## BEGIN DATASET EXTRACT

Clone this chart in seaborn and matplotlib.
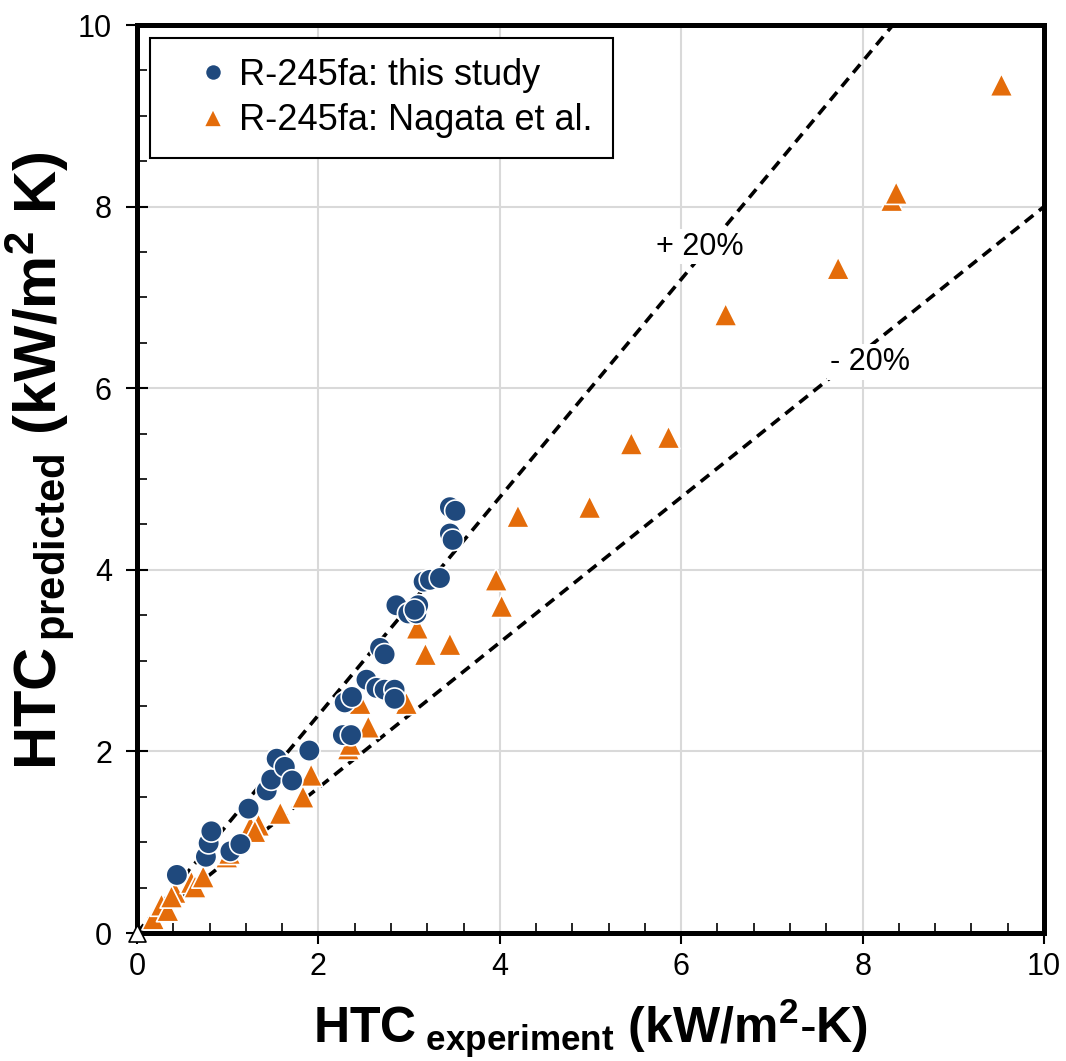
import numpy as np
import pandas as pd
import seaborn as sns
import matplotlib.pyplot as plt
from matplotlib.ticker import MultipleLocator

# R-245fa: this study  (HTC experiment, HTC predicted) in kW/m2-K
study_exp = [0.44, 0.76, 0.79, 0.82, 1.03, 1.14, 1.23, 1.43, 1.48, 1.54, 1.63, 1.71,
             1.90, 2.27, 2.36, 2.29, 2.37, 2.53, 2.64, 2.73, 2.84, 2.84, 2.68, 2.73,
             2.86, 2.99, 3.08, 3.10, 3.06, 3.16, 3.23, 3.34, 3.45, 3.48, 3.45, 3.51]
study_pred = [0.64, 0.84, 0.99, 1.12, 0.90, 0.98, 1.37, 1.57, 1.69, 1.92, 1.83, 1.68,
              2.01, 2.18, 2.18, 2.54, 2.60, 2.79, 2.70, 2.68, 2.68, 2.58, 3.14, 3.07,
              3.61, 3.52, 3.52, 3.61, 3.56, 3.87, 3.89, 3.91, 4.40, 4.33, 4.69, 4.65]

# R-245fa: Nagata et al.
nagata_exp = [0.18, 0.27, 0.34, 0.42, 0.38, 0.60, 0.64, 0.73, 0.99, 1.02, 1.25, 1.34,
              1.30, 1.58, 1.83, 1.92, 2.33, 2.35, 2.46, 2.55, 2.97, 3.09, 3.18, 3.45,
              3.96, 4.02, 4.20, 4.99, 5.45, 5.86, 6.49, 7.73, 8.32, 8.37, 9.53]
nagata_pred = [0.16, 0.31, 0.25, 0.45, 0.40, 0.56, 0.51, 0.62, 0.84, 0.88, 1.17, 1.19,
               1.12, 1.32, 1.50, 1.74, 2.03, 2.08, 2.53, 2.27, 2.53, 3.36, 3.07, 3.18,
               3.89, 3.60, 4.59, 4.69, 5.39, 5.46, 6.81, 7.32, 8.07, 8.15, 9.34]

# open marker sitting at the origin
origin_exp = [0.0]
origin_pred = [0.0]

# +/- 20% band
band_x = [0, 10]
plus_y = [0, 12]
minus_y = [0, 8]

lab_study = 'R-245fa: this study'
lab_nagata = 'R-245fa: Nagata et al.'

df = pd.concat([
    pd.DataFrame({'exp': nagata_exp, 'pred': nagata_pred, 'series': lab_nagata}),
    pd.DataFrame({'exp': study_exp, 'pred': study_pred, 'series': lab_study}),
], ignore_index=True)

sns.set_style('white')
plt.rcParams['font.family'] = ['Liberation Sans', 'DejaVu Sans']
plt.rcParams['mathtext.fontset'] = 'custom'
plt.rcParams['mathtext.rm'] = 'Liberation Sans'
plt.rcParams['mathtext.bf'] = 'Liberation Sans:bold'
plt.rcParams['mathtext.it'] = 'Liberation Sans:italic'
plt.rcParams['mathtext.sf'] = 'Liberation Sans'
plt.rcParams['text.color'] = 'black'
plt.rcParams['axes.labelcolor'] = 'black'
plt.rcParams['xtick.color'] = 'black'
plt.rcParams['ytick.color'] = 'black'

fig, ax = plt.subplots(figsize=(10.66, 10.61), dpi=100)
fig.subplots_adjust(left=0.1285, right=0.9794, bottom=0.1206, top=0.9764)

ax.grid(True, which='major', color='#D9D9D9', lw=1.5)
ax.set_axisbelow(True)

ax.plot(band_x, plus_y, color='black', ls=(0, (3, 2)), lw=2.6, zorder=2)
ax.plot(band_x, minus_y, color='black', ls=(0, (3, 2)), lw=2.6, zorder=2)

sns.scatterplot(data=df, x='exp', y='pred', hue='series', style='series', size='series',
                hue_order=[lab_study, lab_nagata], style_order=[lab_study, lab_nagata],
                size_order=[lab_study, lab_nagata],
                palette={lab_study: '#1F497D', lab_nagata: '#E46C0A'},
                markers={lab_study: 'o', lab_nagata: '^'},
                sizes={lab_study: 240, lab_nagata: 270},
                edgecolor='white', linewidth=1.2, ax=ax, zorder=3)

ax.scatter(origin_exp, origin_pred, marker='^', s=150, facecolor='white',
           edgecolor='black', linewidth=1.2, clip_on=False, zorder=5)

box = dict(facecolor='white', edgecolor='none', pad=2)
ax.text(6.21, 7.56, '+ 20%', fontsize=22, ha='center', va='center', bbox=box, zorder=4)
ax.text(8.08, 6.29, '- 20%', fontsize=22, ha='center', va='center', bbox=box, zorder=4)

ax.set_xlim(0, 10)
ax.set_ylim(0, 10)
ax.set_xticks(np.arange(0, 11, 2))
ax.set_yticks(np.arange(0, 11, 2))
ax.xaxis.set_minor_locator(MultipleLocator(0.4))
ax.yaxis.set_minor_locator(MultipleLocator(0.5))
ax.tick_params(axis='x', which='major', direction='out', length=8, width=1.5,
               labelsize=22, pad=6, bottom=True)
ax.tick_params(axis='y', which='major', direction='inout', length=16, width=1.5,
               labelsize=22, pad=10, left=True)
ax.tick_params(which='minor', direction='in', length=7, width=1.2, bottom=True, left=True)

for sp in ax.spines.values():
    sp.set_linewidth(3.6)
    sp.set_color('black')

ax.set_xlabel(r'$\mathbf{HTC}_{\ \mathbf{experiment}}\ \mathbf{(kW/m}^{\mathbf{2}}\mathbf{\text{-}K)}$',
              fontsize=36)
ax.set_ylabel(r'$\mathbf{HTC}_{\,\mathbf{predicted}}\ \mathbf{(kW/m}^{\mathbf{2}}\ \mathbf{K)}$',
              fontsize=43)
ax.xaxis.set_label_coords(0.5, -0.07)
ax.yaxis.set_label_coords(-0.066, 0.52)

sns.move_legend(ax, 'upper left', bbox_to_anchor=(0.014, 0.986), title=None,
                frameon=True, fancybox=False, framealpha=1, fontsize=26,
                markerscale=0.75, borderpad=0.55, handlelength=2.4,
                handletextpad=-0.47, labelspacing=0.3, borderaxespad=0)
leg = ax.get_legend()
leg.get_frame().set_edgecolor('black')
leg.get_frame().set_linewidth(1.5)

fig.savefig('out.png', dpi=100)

## END DATASET EXTRACT

## WHAT YOU WILL DO
The data above needs to be retyped exactly, with the images left out.

## RESPONSE TO THIS EXERCISE
Clone this chart in seaborn and matplotlib.
import numpy as np
import pandas as pd
import seaborn as sns
import matplotlib.pyplot as plt
from matplotlib.ticker import MultipleLocator

# R-245fa: this study  (HTC experiment, HTC predicted) in kW/m2-K
study_exp = [0.44, 0.76, 0.79, 0.82, 1.03, 1.14, 1.23, 1.43, 1.48, 1.54, 1.63, 1.71,
             1.90, 2.27, 2.36, 2.29, 2.37, 2.53, 2.64, 2.73, 2.84, 2.84, 2.68, 2.73,
             2.86, 2.99, 3.08, 3.10, 3.06, 3.16, 3.23, 3.34, 3.45, 3.48, 3.45, 3.51]
study_pred = [0.64, 0.84, 0.99, 1.12, 0.90, 0.98, 1.37, 1.57, 1.69, 1.92, 1.83, 1.68,
              2.01, 2.18, 2.18, 2.54, 2.60, 2.79, 2.70, 2.68, 2.68, 2.58, 3.14, 3.07,
              3.61, 3.52, 3.52, 3.61, 3.56, 3.87, 3.89, 3.91, 4.40, 4.33, 4.69, 4.65]

# R-245fa: Nagata et al.
nagata_exp = [0.18, 0.27, 0.34, 0.42, 0.38, 0.60, 0.64, 0.73, 0.99, 1.02, 1.25, 1.34,
              1.30, 1.58, 1.83, 1.92, 2.33, 2.35, 2.46, 2.55, 2.97, 3.09, 3.18, 3.45,
              3.96, 4.02, 4.20, 4.99, 5.45, 5.86, 6.49, 7.73, 8.32, 8.37, 9.53]
nagata_pred = [0.16, 0.31, 0.25, 0.45, 0.40, 0.56, 0.51, 0.62, 0.84, 0.88, 1.17, 1.19,
               1.12, 1.32, 1.50, 1.74, 2.03, 2.08, 2.53, 2.27, 2.53, 3.36, 3.07, 3.18,
               3.89, 3.60, 4.59, 4.69, 5.39, 5.46, 6.81, 7.32, 8.07, 8.15, 9.34]

# open marker sitting at the origin
origin_exp = [0.0]
origin_pred = [0.0]

# +/- 20% band
band_x = [0, 10]
plus_y = [0, 12]
minus_y = [0, 8]

lab_study = 'R-245fa: this study'
lab_nagata = 'R-245fa: Nagata et al.'

df = pd.concat([
    pd.DataFrame({'exp': nagata_exp, 'pred': nagata_pred, 'series': lab_nagata}),
    pd.DataFrame({'exp': study_exp, 'pred': study_pred, 'series': lab_study}),
], ignore_index=True)

sns.set_style('white')
plt.rcParams['font.family'] = ['Liberation Sans', 'DejaVu Sans']
plt.rcParams['mathtext.fontset'] = 'custom'
plt.rcParams['mathtext.rm'] = 'Liberation Sans'
plt.rcParams['mathtext.bf'] = 'Liberation Sans:bold'
plt.rcParams['mathtext.it'] = 'Liberation Sans:italic'
plt.rcParams['mathtext.sf'] = 'Liberation Sans'
plt.rcParams['text.color'] = 'black'
plt.rcParams['axes.labelcolor'] = 'black'
plt.rcParams['xtick.color'] = 'black'
plt.rcParams['ytick.color'] = 'black'

fig, ax = plt.subplots(figsize=(10.66, 10.61), dpi=100)
fig.subplots_adjust(left=0.1285, right=0.9794, bottom=0.1206, top=0.9764)

ax.grid(True, which='major', color='#D9D9D9', lw=1.5)
ax.set_axisbelow(True)

ax.plot(band_x, plus_y, color='black', ls=(0, (3, 2)), lw=2.6, zorder=2)
ax.plot(band_x, minus_y, color='black', ls=(0, (3, 2)), lw=2.6, zorder=2)

sns.scatterplot(data=df, x='exp', y='pred', hue='series', style='series', size='series',
                hue_order=[lab_study, lab_nagata], style_order=[lab_study, lab_nagata],
                size_order=[lab_study, lab_nagata],
                palette={lab_study: '#1F497D', lab_nagata: '#E46C0A'},
                markers={lab_study: 'o', lab_nagata: '^'},
                sizes={lab_study: 240, lab_nagata: 270},
                edgecolor='white', linewidth=1.2, ax=ax, zorder=3)

ax.scatter(origin_exp, origin_pred, marker='^', s=150, facecolor='white',
           edgecolor='black', linewidth=1.2, clip_on=False, zorder=5)

box = dict(facecolor='white', edgecolor='none', pad=2)
ax.text(6.21, 7.56, '+ 20%', fontsize=22, ha='center', va='center', bbox=box, zorder=4)
ax.text(8.08, 6.29, '- 20%', fontsize=22, ha='center', va='center', bbox=box, zorder=4)

ax.set_xlim(0, 10)
ax.set_ylim(0, 10)
ax.set_xticks(np.arange(0, 11, 2))
ax.set_yticks(np.arange(0, 11, 2))
ax.xaxis.set_minor_locator(MultipleLocator(0.4))
ax.yaxis.set_minor_locator(MultipleLocator(0.5))
ax.tick_params(axis='x', which='major', direction='out', length=8, width=1.5,
               labelsize=22, pad=6, bottom=True)
ax.tick_params(axis='y', which='major', direction='inout', length=16, width=1.5,
               labelsize=22, pad=10, left=True)
ax.tick_params(which='minor', direction='in', length=7, width=1.2, bottom=True, left=True)

for sp in ax.spines.values():
    sp.set_linewidth(3.6)
    sp.set_color('black')

ax.set_xlabel(r'$\mathbf{HTC}_{\ \mathbf{experiment}}\ \mathbf{(kW/m}^{\mathbf{2}}\mathbf{\text{-}K)}$',
              fontsize=36)
ax.set_ylabel(r'$\mathbf{HTC}_{\,\mathbf{predicted}}\ \mathbf{(kW/m}^{\mathbf{2}}\ \mathbf{K)}$',
              fontsize=43)
ax.xaxis.set_label_coords(0.5, -0.07)
ax.yaxis.set_label_coords(-0.066, 0.52)

sns.move_legend(ax, 'upper left', bbox_to_anchor=(0.014, 0.986), title=None,
                frameon=True, fancybox=False, framealpha=1, fontsize=26,
                markerscale=0.75, borderpad=0.55, handlelength=2.4,
                handletextpad=-0.47, labelspacing=0.3, borderaxespad=0)
leg = ax.get_legend()
leg.get_frame().set_edgecolor('black')
leg.get_frame().set_linewidth(1.5)

fig.savefig('out.png', dpi=100)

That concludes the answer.